17th centuy Italian, after Caravaggio
from The Greek Myths (rev. 1960)
k. Apollo was not invariably successful in love. On one occasion he tried to steal Marpessa from Idas, but she remained true to her husband. On another, he pursued Daphne, the mountain nymph, a priestess of Mother Earth, daughter of the river Peneius in Thessaly; but when he overtook her, she cried out to Mother Earth who, in the nick of time, spirited her away to Crete, where she became known as Pasiphaë. Mother Earth left a laurel-tree in her place, and from its leaves Apollo made a wreath to console himself.
l. His attempt on Daphne, it must be added, was no sudden impulse. He had long been in love with her, and had brought about the death of his rival, Leucippus, son of Oenomaus, who disguised himself as a girl and joined Daphne’s mountain revels. Apollo, knowing of this by divination, advised the mountain nymphs to bathe naked, and thus make sure that everyone in their company was a woman; Leucippus’s imposture was at once discovered, and the nymphs tore him to pieces.

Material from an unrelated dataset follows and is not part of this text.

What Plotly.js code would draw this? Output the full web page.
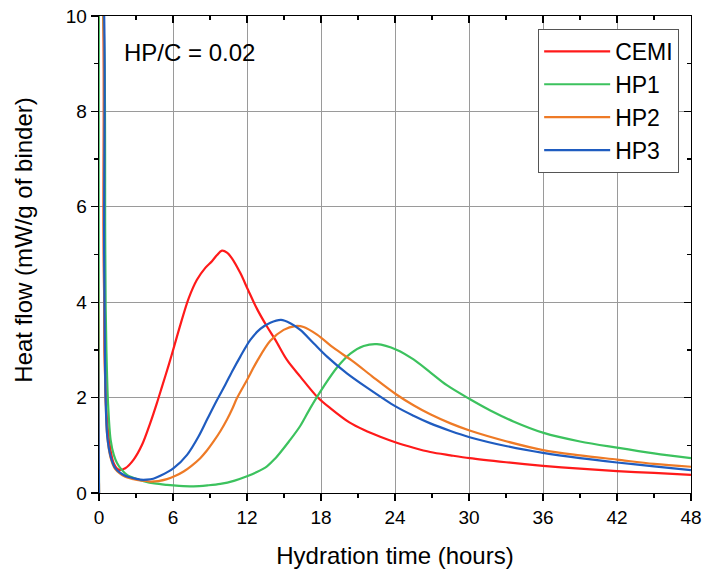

m. There was also the case of the beautiful youth Hyacinthus, a Spartan prince, with whom not only the poet Thamyris fell in love—the first man who ever wooed one of his own sex—but Apollo himself, the first god to do so. Apollo did not find Thamyris a serious rival; having overheard his boast that he could surpass the Muses in song, he maliciously reported it to them, and they at once robbed Thamyris of his sight, his voice, and his memory for harping. But the West Wind had also taken a fancy to Hyacinthus, and became, insanely jealous of Apollo, who was one day teaching the boy how to hurl a discus, when the West Wind caught it in mid-air, dashed it against Hyacinthus’s skull, and killed him. From his blood sprang the hyacinth flower, on which his initial letters are still to be traced.